■ Exercise prompt ■
All lines below must be repeated exactly, with the pictures omitted.

····················

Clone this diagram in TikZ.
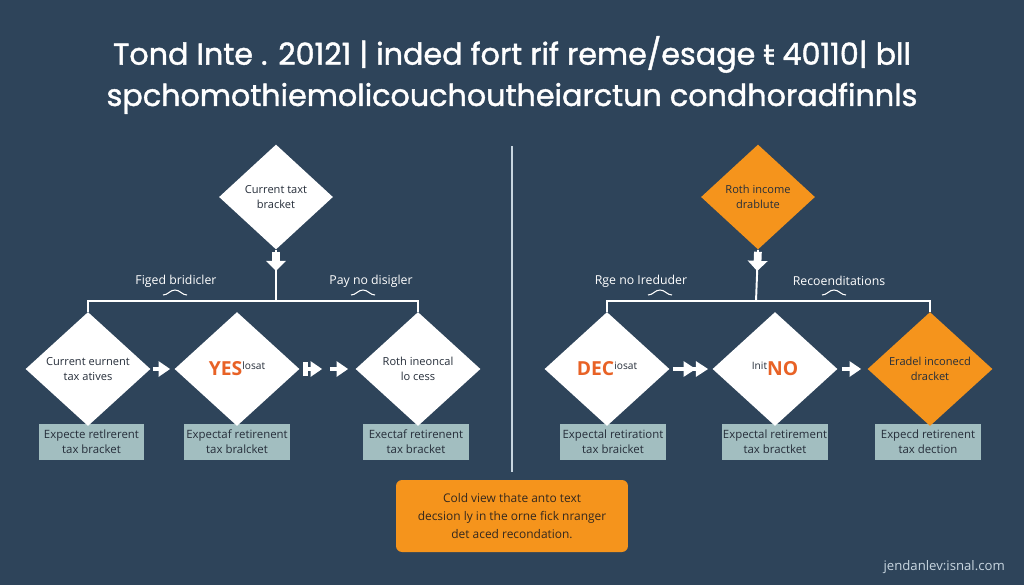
\documentclass[tikz,border=0pt]{standalone}
\usepackage{fontspec}
\setmainfont{Open Sans}
\newfontfamily\titlefont{Poppins}[FakeBold=1.4]
\newfontfamily\strokefont{DejaVu Sans}[FakeBold=1.4]
\usepackage{xcolor}
\usepackage{tikz}
\usetikzlibrary{shapes.geometric,positioning,arrows.meta,backgrounds}

\definecolor{slate}{RGB}{46,68,90}
\definecolor{rothorange}{RGB}{245,148,28}
\definecolor{answerred}{RGB}{232,98,38}
\definecolor{boxteal}{RGB}{162,190,192}
\definecolor{inkdark}{RGB}{38,46,58}
\definecolor{notetext}{RGB}{52,40,30}
\definecolor{rulegray}{RGB}{200,214,224}

\newcommand{\supword}[1]{\raisebox{3.6pt}{\fontsize{5.8}{7}\selectfont\color{inkdark}#1}}
\newcommand{\answerword}[1]{\textcolor{answerred}{\fontsize{11}{12}\selectfont\bfseries #1}}

\tikzset{
  choice/.style={shape=diamond, fill=white, inner sep=0pt, minimum width=2.5cm, minimum height=2.28cm, align=center, text=inkdark, font=\fontsize{6.3}{8.5}\selectfont},
  topchoice/.style={choice, minimum width=2.28cm, minimum height=2.1cm},
  hotchoice/.style={fill=rothorange},
  outcome/.style={fill=boxteal, minimum width=2.12cm, minimum height=0.72cm, inner sep=0pt, align=center, text=inkdark, font=\fontsize{6.5}{9}\selectfont},
  bus/.style={draw=white, line width=1.1pt},
  droparrow/.style={draw=white, line width=4.4pt, -{Triangle[width=11pt,length=5.8pt]}},
  sidearrow/.style={draw=white, line width=2.8pt, -{Triangle[width=8.5pt,length=6.6pt]}},
  branchlabel/.style={text=white, font=\fontsize{7}{9}\selectfont},
  tick/.style={draw=white, line width=0.6pt},
}

\begin{document}
\begin{tikzpicture}[x=0.02cm, y=-0.02cm]
\useasboundingbox (0,0) rectangle (1024,585);
\begin{scope}[on background layer]
\fill[slate] (0,0) rectangle (1024,585);
\end{scope}

% heading
\node[text=white, align=center, font=\titlefont\fontsize{17.2}{23.5}\selectfont] (heading) at (512,75)
  {Tond Inte . 20121 | inded fort rif reme/esage {\strokefont\fontsize{16}{20}\selectfont ŧ} 40110| bll\\spchomothiemolicouchoutheiarctun condhoradfinnls};

\draw[rulegray, line width=1.2pt] (512,146) -- (512,472);

% left tree
\node[topchoice] (taxnow) at (276,197) {Current taxt\\bracket};
\coordinate (busL) at (276,301);
\node[choice] (rates) at (88,369) {Current eurnent\\tax atives};
\node[choice] (yes) at (237,369) {\answerword{YES}\supword{losat}};
\node[choice] (rothcase) at (418,369) {Roth ineoncal\\lo cess};

% right tree
\node[topchoice, hotchoice] (rothtop) at (758,197) {Roth income\\drablute};
\coordinate (busR) at (756,301);
\node[choice] (dec) at (607,369) {\answerword{DEC}\supword{iosat}};
\node[choice] (no) at (775,369) {\supword{Init}\answerword{NO}};
\node[choice, hotchoice] (bracketR) at (930,369) {Eradel inconecd\\dracket};

\begin{scope}[on background layer]
\node[outcome, below=-0.06cm of rates, xshift=0.07cm] (ratesbox) {Expecte retlrerent\\tax bracket};
\node[outcome, below=-0.06cm of yes] (yesbox) {Expectaf retirenent\\tax bralcket};
\node[outcome, below=-0.06cm of rothcase, xshift=-0.04cm] (rothbox) {Exectaf retirenent\\tax bracket};
\node[outcome, below=-0.06cm of dec, xshift=0.12cm] (decbox) {Expectal retirationt\\tax braicket};
\node[outcome, below=-0.06cm of no] (nobox) {Expectal retirement\\tax bractket};
\node[outcome, below=-0.06cm of bracketR, xshift=-0.04cm] (bracketbox) {Expecd retirenent\\tax dection};
\end{scope}

% connectors
\draw[bus] (taxnow.south) -- (busL);
\draw[bus] (busL) -| (rates.north);
\draw[bus] (busL) -| (rothcase.north);
\draw[droparrow, shorten <=0.04cm, shorten >=0.6cm] (taxnow.south) -- (busL);
\draw[bus] (rothtop.south) -- (busR);
\draw[bus] (busR) -| (dec.north);
\draw[bus] (busR) -| (bracketR.north);
\draw[droparrow, shorten <=0.04cm, shorten >=0.6cm] (rothtop.south) -- (busR);

\draw[sidearrow, shorten <=0.04cm, shorten >=0.08cm] (rates.east) -- (yes.west);
\draw[sidearrow, {Bar[width=8pt]}-{Triangle[width=8.5pt,length=6.6pt]}, shorten <=0.06cm, shorten >=0.66cm] (yes.east) -- (rothcase.west);
\draw[sidearrow, shorten <=0.6cm, shorten >=0.14cm] (yes.east) -- (rothcase.west);
\draw[sidearrow, -{Triangle[width=8.5pt,length=7pt]Triangle[width=8.5pt,length=7pt]}, shorten <=0.06cm, shorten >=0.08cm] (dec.east) -- (no.west);
\draw[sidearrow, shorten <=0.08cm, shorten >=0.12cm] (no.east) -- (bracketR.west);

% branch labels
\node[branchlabel] (leftyes) at (176,281) {Figed bridicler};
\node[branchlabel] (leftno) at (371,281) {Pay no disigler};
\node[branchlabel] (rightno) at (641,281) {Rge no Ireduder};
\node[branchlabel] (rightyes) at (839,281) {Recoenditations};
\draw[tick] (163,295) to[out=0,in=180] (175,290) to[out=0,in=180] (187,295);
\draw[tick] (351,295) to[out=0,in=180] (363,290) to[out=0,in=180] (375,295);
\draw[tick] (648,295) to[out=0,in=180] (660,290) to[out=0,in=180] (672,295);
\draw[tick] (822,295) to[out=0,in=180] (834,290) to[out=0,in=180] (846,295);

% note and footer
\node[fill=rothorange, rounded corners=0.12cm, minimum width=4.64cm, minimum height=1.44cm, align=center, text=notetext, font=\fontsize{6.8}{10.2}\selectfont] (note) at (512,516)
  {Cold view thate anto text\\decsion ly in the orne fick nranger\\det aced recondation.};
\node[anchor=east, text=rulegray, font=\fontsize{7.5}{9}\selectfont] (site) at (1011,567) {jendanlev:isnal.com};
\end{tikzpicture}
\end{document}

····················

■ Output for this task ■
Clone this diagram in TikZ.
\documentclass[tikz,border=0pt]{standalone}
\usepackage{fontspec}
\setmainfont{Open Sans}
\newfontfamily\titlefont{Poppins}[FakeBold=1.4]
\newfontfamily\strokefont{DejaVu Sans}[FakeBold=1.4]
\usepackage{xcolor}
\usepackage{tikz}
\usetikzlibrary{shapes.geometric,positioning,arrows.meta,backgrounds}

\definecolor{slate}{RGB}{46,68,90}
\definecolor{rothorange}{RGB}{245,148,28}
\definecolor{answerred}{RGB}{232,98,38}
\definecolor{boxteal}{RGB}{162,190,192}
\definecolor{inkdark}{RGB}{38,46,58}
\definecolor{notetext}{RGB}{52,40,30}
\definecolor{rulegray}{RGB}{200,214,224}

\newcommand{\supword}[1]{\raisebox{3.6pt}{\fontsize{5.8}{7}\selectfont\color{inkdark}#1}}
\newcommand{\answerword}[1]{\textcolor{answerred}{\fontsize{11}{12}\selectfont\bfseries #1}}

\tikzset{
  choice/.style={shape=diamond, fill=white, inner sep=0pt, minimum width=2.5cm, minimum height=2.28cm, align=center, text=inkdark, font=\fontsize{6.3}{8.5}\selectfont},
  topchoice/.style={choice, minimum width=2.28cm, minimum height=2.1cm},
  hotchoice/.style={fill=rothorange},
  outcome/.style={fill=boxteal, minimum width=2.12cm, minimum height=0.72cm, inner sep=0pt, align=center, text=inkdark, font=\fontsize{6.5}{9}\selectfont},
  bus/.style={draw=white, line width=1.1pt},
  droparrow/.style={draw=white, line width=4.4pt, -{Triangle[width=11pt,length=5.8pt]}},
  sidearrow/.style={draw=white, line width=2.8pt, -{Triangle[width=8.5pt,length=6.6pt]}},
  branchlabel/.style={text=white, font=\fontsize{7}{9}\selectfont},
  tick/.style={draw=white, line width=0.6pt},
}

\begin{document}
\begin{tikzpicture}[x=0.02cm, y=-0.02cm]
\useasboundingbox (0,0) rectangle (1024,585);
\begin{scope}[on background layer]
\fill[slate] (0,0) rectangle (1024,585);
\end{scope}

% heading
\node[text=white, align=center, font=\titlefont\fontsize{17.2}{23.5}\selectfont] (heading) at (512,75)
  {Tond Inte . 20121 | inded fort rif reme/esage {\strokefont\fontsize{16}{20}\selectfont ŧ} 40110| bll\\spchomothiemolicouchoutheiarctun condhoradfinnls};

\draw[rulegray, line width=1.2pt] (512,146) -- (512,472);

% left tree
\node[topchoice] (taxnow) at (276,197) {Current taxt\\bracket};
\coordinate (busL) at (276,301);
\node[choice] (rates) at (88,369) {Current eurnent\\tax atives};
\node[choice] (yes) at (237,369) {\answerword{YES}\supword{losat}};
\node[choice] (rothcase) at (418,369) {Roth ineoncal\\lo cess};

% right tree
\node[topchoice, hotchoice] (rothtop) at (758,197) {Roth income\\drablute};
\coordinate (busR) at (756,301);
\node[choice] (dec) at (607,369) {\answerword{DEC}\supword{iosat}};
\node[choice] (no) at (775,369) {\supword{Init}\answerword{NO}};
\node[choice, hotchoice] (bracketR) at (930,369) {Eradel inconecd\\dracket};

\begin{scope}[on background layer]
\node[outcome, below=-0.06cm of rates, xshift=0.07cm] (ratesbox) {Expecte retlrerent\\tax bracket};
\node[outcome, below=-0.06cm of yes] (yesbox) {Expectaf retirenent\\tax bralcket};
\node[outcome, below=-0.06cm of rothcase, xshift=-0.04cm] (rothbox) {Exectaf retirenent\\tax bracket};
\node[outcome, below=-0.06cm of dec, xshift=0.12cm] (decbox) {Expectal retirationt\\tax braicket};
\node[outcome, below=-0.06cm of no] (nobox) {Expectal retirement\\tax bractket};
\node[outcome, below=-0.06cm of bracketR, xshift=-0.04cm] (bracketbox) {Expecd retirenent\\tax dection};
\end{scope}

% connectors
\draw[bus] (taxnow.south) -- (busL);
\draw[bus] (busL) -| (rates.north);
\draw[bus] (busL) -| (rothcase.north);
\draw[droparrow, shorten <=0.04cm, shorten >=0.6cm] (taxnow.south) -- (busL);
\draw[bus] (rothtop.south) -- (busR);
\draw[bus] (busR) -| (dec.north);
\draw[bus] (busR) -| (bracketR.north);
\draw[droparrow, shorten <=0.04cm, shorten >=0.6cm] (rothtop.south) -- (busR);

\draw[sidearrow, shorten <=0.04cm, shorten >=0.08cm] (rates.east) -- (yes.west);
\draw[sidearrow, {Bar[width=8pt]}-{Triangle[width=8.5pt,length=6.6pt]}, shorten <=0.06cm, shorten >=0.66cm] (yes.east) -- (rothcase.west);
\draw[sidearrow, shorten <=0.6cm, shorten >=0.14cm] (yes.east) -- (rothcase.west);
\draw[sidearrow, -{Triangle[width=8.5pt,length=7pt]Triangle[width=8.5pt,length=7pt]}, shorten <=0.06cm, shorten >=0.08cm] (dec.east) -- (no.west);
\draw[sidearrow, shorten <=0.08cm, shorten >=0.12cm] (no.east) -- (bracketR.west);

% branch labels
\node[branchlabel] (leftyes) at (176,281) {Figed bridicler};
\node[branchlabel] (leftno) at (371,281) {Pay no disigler};
\node[branchlabel] (rightno) at (641,281) {Rge no Ireduder};
\node[branchlabel] (rightyes) at (839,281) {Recoenditations};
\draw[tick] (163,295) to[out=0,in=180] (175,290) to[out=0,in=180] (187,295);
\draw[tick] (351,295) to[out=0,in=180] (363,290) to[out=0,in=180] (375,295);
\draw[tick] (648,295) to[out=0,in=180] (660,290) to[out=0,in=180] (672,295);
\draw[tick] (822,295) to[out=0,in=180] (834,290) to[out=0,in=180] (846,295);

% note and footer
\node[fill=rothorange, rounded corners=0.12cm, minimum width=4.64cm, minimum height=1.44cm, align=center, text=notetext, font=\fontsize{6.8}{10.2}\selectfont] (note) at (512,516)
  {Cold view thate anto text\\decsion ly in the orne fick nranger\\det aced recondation.};
\node[anchor=east, text=rulegray, font=\fontsize{7.5}{9}\selectfont] (site) at (1011,567) {jendanlev:isnal.com};
\end{tikzpicture}
\end{document}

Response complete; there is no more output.